Torts and New Technologies
Yale Law School, Fall 2018, Reading Group
This reading group will consider the complicated, iterative relationship between the domestic law of torts and new technologies. We will focus on some of the most fraught tort law concepts—reasonableness, foreseeability, causation, crashworthiness—and consider how their inherent difficulty is further complicated by new technologies that permit new human conduct and, by extension, new kinds of harm, which in turn create justificiations for new liabilities and insurance.

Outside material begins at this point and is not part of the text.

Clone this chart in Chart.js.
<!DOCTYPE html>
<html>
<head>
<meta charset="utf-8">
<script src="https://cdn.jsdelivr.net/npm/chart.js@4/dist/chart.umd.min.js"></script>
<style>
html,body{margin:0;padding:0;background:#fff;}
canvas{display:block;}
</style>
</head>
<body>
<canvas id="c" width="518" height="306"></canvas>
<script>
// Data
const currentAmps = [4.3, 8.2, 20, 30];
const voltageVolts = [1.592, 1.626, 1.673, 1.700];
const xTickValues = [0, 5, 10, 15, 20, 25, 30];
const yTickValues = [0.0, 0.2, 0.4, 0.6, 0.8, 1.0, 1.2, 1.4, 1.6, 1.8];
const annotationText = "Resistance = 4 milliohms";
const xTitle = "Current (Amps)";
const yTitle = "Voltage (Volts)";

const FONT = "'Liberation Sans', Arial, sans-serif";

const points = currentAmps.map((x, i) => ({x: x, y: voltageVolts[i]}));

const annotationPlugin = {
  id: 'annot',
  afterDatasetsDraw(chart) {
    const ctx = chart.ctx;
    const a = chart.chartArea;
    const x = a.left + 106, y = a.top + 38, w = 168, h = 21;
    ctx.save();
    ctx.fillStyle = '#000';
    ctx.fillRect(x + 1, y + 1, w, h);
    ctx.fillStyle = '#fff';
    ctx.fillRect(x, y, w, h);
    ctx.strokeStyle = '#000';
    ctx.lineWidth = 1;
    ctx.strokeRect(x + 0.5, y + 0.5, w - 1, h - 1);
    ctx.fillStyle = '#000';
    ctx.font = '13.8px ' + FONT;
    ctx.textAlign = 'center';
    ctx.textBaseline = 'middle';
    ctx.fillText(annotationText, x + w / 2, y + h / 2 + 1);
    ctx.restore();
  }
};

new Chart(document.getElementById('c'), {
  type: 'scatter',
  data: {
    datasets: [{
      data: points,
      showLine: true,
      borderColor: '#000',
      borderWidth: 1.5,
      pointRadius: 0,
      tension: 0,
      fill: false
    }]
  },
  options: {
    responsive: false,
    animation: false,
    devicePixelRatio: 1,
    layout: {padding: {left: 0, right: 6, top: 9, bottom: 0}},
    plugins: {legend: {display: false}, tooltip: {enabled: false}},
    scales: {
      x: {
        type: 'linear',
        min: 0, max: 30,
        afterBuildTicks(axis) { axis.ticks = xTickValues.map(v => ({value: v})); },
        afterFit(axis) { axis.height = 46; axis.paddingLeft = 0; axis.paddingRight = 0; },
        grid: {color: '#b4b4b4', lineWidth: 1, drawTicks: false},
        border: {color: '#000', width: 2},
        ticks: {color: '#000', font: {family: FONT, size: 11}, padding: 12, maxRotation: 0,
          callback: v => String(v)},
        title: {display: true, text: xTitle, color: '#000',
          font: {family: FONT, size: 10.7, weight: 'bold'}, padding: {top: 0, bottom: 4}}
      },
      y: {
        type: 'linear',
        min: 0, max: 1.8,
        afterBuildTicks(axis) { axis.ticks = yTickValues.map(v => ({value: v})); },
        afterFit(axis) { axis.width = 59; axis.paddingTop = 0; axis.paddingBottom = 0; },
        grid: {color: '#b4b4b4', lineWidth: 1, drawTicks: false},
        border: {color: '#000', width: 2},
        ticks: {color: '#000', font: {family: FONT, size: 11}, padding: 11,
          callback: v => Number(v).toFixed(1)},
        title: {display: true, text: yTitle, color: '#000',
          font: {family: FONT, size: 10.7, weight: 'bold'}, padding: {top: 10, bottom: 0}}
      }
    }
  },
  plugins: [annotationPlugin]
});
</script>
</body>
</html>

Law and Artificial Intelligence
Yale Law School, Spring 2017, Reading Group, co-taught with Jack Balkin
Machine learning systems, algorithms, and other AI applications are transforming vital aspects of the economy and society—they influence what we see, hear, and often think. Decisions around when loans are approved, which job candidates are reviewed, and whether criminal defendants are deprived of their liberty are now often made by machines. Our materials and discussions will ask students to grapple with how AI is impacting our lives now and into the future. We will examine how these technologies will interact with, challenge, and shape law and society going forward and provide a multidisciplinary survey of some of the key issues in space, immersing students in the on-going discourse between technological development and the law.
Yale Law School, Spring 2017, co-taught with BJ Ard & Jack Balkin
This course prepares students for careers in Tech Law. Legislators, lobbyists, in-house counsel, administrators, litigators, and judges all face certain recurring issues stemming from the interaction of law and new technology. This course teases out fundamental concepts and perspectives on how to approach these problems and identifies the strengths and weaknesses of competing responses.
In the process, we consider the interplay of law, technological design, norms, and the market as modalities of regulation; competing strategies for updating the law through courts, legislatures, administrative agencies, and international institutions; efforts by incumbent and newcomer industries to use the law to promote their preferred business models; and the legal implications of other political, economic, and social impacts associated with legally disruptive technologies.
Law and Disruptive Technology
Yale Law School, Spring 2016, co-taught with BJ Ard & Jack Balkin
This course studies the interplay of law and technological change at the domestic and international level, with a focus on the nature of technological disruption and the regulatory challenges posed by new technologies. Case studies will include autonomous weapon systems, home audio/video copying, driverless cars, cyberwarfare, railroads, social media, “Big Data” analytics, and 3-D printing.
International Law and Foreign Relations Lawyering
Yale Law School, Fall 2015, co-taught with Oona Hathaway
This course - offered annually since 2009 - provides students an opportunity to study, research, and participate in current legal debates. Students work on research topics selected from among those presented by U.S. congressional staff, executive branch lawyers, or nonprofit groups working on issues relating to international law, national security law, or foreign relations law. The seminar has also submitted amicus briefs to the D.C. Circuit and U.S. Supreme Court.
Students work both individually and in small groups to write reports on selected topics and, as appropriate, produce recommendations for reform. Students also have an opportunity to meet with attorneys and policymakers who are directly involved in the legal debates on which the class is working.
New Technology and the Law of War
Yale Law School, Spring 2015, Reading Group
New, high-tech weapons are celebrated for their ability to limit troop and civilian casualties, vilified for making war easier, and constantly compared favorably and unfavorably with human beings. They also raise a host of new legal questions, such as when a cyber-attack justifies commencing a war, or who should be held accountable for a war crime committed by a robot. In this reading group, we will discuss these and other novel legal, policy, and ethical issues presented by emerging weapons technologies.